• The task
Restate word for word the lines beginning at the one that contains "The picture is" and ending at the one that contains "const numericalEnd = 258.6;"; include both and nothing else.

☆ ☆ ☆ ☆ ☆ ☆ ☆

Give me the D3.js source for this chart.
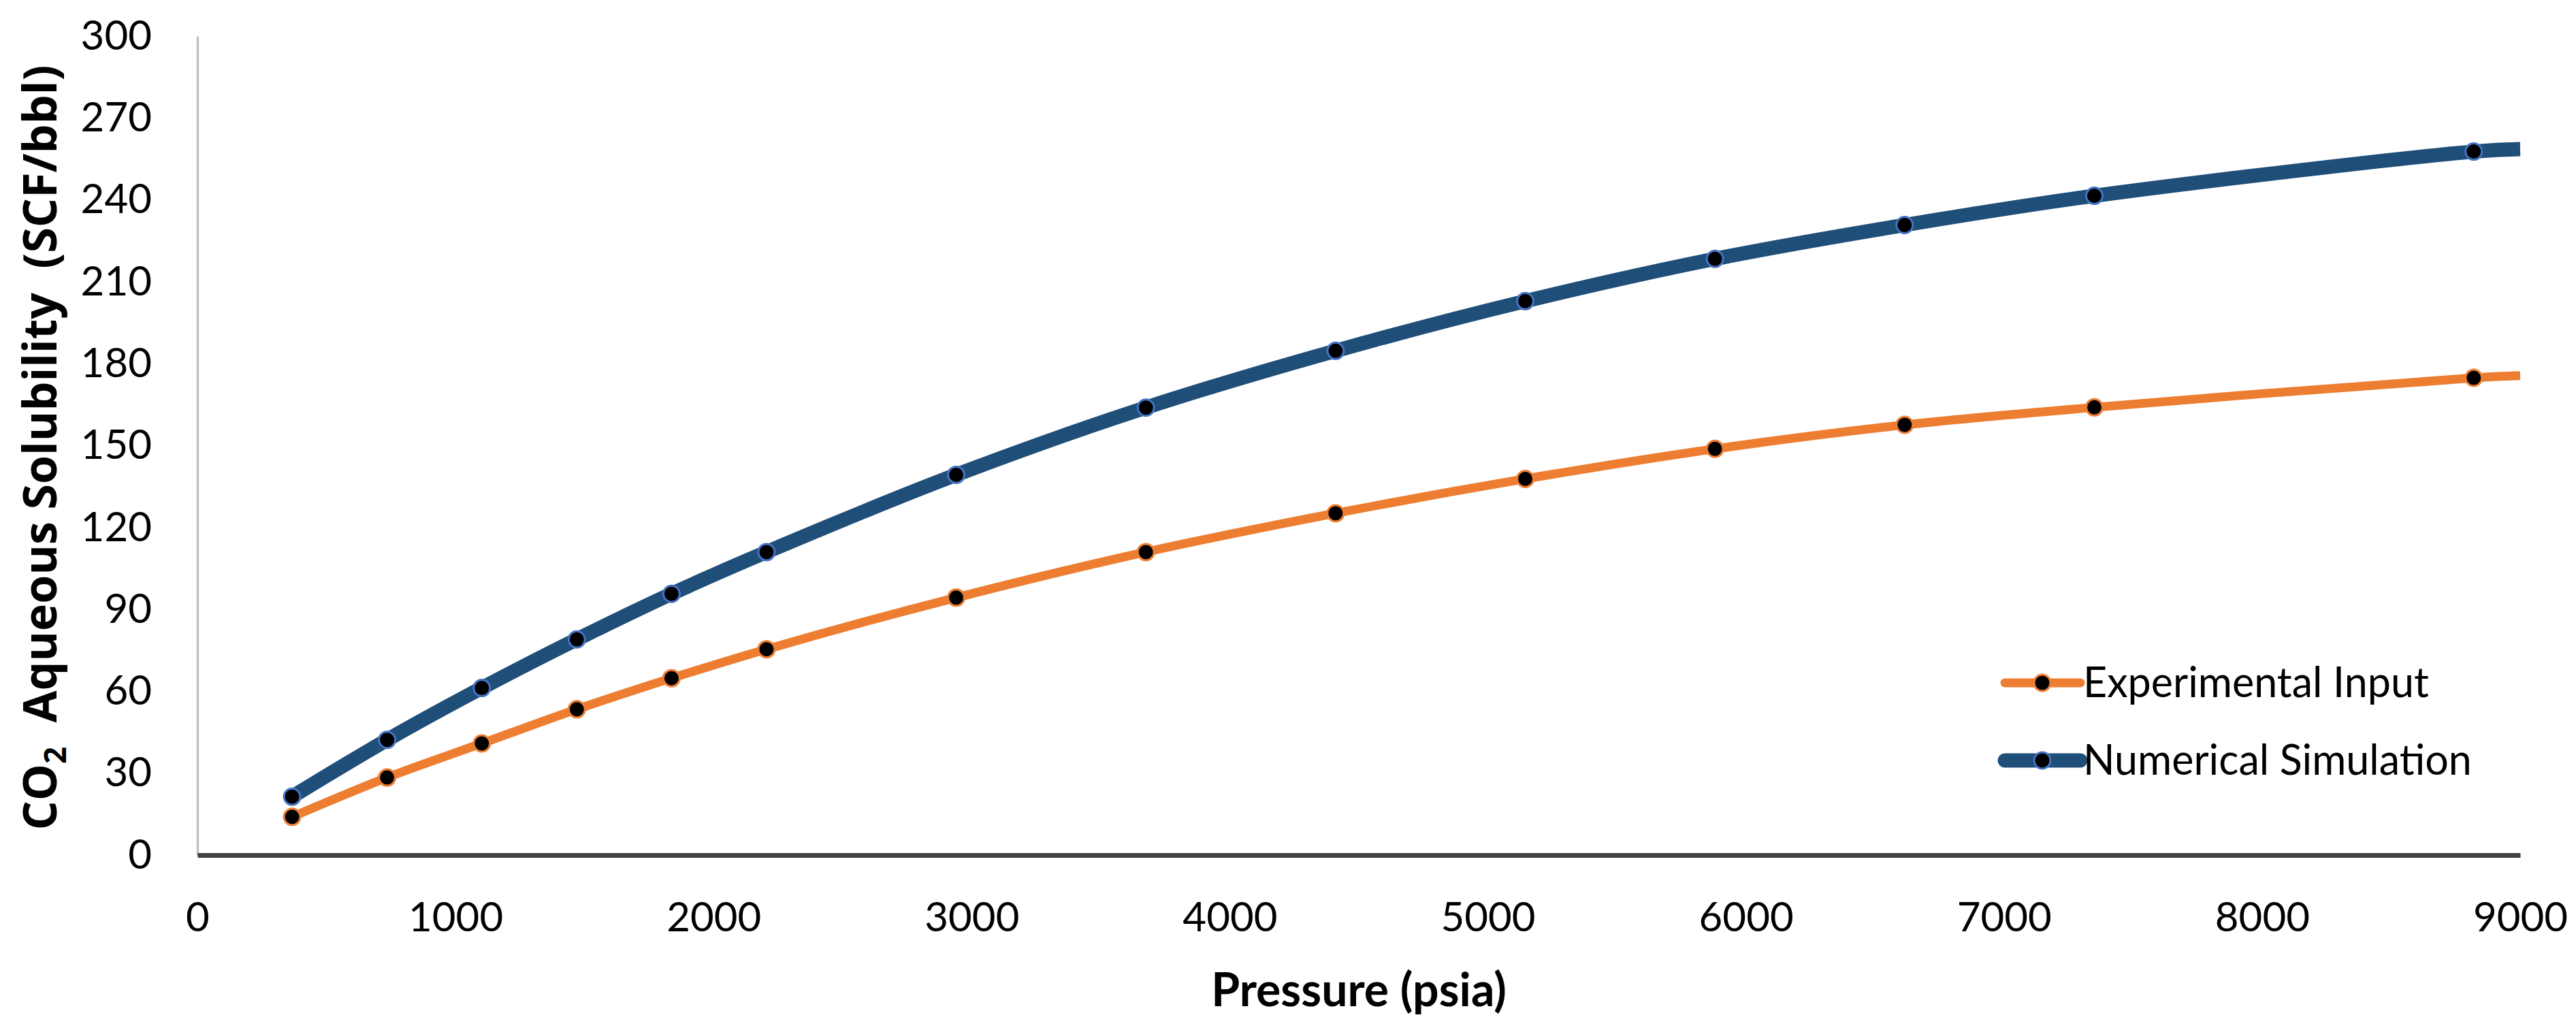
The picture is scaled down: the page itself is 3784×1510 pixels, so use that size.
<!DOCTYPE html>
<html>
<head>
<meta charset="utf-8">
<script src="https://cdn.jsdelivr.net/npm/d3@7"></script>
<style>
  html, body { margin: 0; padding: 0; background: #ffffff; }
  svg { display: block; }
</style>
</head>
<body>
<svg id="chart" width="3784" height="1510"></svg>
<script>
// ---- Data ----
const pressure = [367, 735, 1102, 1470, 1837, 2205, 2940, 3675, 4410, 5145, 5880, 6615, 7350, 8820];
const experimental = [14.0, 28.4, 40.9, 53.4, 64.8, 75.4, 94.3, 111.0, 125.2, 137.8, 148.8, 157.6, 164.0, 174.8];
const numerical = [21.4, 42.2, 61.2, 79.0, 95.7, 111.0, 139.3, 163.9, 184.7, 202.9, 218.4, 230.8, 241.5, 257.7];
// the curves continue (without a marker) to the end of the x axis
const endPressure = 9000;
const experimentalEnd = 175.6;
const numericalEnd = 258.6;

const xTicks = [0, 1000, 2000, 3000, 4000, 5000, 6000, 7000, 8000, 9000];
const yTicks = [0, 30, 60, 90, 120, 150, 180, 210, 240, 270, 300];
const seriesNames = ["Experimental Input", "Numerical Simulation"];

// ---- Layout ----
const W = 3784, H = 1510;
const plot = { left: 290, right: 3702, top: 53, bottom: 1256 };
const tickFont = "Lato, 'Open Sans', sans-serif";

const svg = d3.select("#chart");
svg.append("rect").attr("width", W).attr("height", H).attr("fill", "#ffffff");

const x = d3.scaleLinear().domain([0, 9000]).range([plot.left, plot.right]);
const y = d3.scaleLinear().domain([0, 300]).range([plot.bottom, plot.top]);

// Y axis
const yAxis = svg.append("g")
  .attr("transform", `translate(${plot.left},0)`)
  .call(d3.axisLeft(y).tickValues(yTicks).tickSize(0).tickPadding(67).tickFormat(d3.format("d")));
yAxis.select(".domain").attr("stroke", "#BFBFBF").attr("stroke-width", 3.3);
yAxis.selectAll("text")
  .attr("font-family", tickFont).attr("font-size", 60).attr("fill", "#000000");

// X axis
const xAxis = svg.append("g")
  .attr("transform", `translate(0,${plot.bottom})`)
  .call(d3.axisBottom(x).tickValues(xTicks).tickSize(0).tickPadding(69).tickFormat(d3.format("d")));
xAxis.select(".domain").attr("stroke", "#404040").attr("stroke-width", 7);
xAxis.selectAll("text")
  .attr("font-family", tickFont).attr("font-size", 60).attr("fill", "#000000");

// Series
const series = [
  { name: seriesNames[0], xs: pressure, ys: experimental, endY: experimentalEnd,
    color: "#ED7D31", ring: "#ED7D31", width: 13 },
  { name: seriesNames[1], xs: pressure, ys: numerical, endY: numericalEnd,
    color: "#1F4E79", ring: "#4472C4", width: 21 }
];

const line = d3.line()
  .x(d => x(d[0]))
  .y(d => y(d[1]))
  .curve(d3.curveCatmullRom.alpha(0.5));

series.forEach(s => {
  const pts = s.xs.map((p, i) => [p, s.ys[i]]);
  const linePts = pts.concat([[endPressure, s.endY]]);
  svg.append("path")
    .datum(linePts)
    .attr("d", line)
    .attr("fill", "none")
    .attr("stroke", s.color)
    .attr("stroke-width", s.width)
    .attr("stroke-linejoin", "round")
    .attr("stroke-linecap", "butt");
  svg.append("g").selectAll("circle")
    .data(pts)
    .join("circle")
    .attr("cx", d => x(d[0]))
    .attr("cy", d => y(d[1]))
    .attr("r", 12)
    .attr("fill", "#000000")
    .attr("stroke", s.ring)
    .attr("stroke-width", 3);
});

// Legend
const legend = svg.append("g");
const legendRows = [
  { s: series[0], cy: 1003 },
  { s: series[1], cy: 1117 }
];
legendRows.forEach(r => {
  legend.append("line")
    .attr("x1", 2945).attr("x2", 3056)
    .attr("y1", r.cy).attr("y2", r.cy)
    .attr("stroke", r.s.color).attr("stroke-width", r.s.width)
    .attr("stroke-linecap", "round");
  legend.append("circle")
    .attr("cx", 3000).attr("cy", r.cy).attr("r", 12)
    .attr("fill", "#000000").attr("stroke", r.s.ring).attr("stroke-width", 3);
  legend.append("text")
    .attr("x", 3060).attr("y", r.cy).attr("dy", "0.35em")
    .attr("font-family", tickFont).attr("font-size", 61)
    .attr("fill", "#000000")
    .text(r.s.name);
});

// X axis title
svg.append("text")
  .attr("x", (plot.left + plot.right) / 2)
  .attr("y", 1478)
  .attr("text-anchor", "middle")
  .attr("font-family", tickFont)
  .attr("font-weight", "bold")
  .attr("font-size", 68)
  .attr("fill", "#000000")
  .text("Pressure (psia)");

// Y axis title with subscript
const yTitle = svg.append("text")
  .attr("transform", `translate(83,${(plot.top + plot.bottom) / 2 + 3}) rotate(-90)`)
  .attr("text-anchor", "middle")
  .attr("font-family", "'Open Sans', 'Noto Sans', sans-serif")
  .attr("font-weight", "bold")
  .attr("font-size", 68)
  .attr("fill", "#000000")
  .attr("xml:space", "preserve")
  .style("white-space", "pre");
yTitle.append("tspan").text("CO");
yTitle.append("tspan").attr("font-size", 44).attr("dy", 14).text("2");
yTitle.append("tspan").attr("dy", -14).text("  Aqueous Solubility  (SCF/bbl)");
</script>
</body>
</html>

☆ ☆ ☆ ☆ ☆ ☆ ☆

• Response to this task
The picture is scaled down: the page itself is 3784×1510 pixels, so use that size.
<!DOCTYPE html>
<html>
<head>
<meta charset="utf-8">
<script src="https://cdn.jsdelivr.net/npm/d3@7"></script>
<style>
  html, body { margin: 0; padding: 0; background: #ffffff; }
  svg { display: block; }
</style>
</head>
<body>
<svg id="chart" width="3784" height="1510"></svg>
<script>
// ---- Data ----
const pressure = [367, 735, 1102, 1470, 1837, 2205, 2940, 3675, 4410, 5145, 5880, 6615, 7350, 8820];
const experimental = [14.0, 28.4, 40.9, 53.4, 64.8, 75.4, 94.3, 111.0, 125.2, 137.8, 148.8, 157.6, 164.0, 174.8];
const numerical = [21.4, 42.2, 61.2, 79.0, 95.7, 111.0, 139.3, 163.9, 184.7, 202.9, 218.4, 230.8, 241.5, 257.7];
// the curves continue (without a marker) to the end of the x axis
const endPressure = 9000;
const experimentalEnd = 175.6;
const numericalEnd = 258.6;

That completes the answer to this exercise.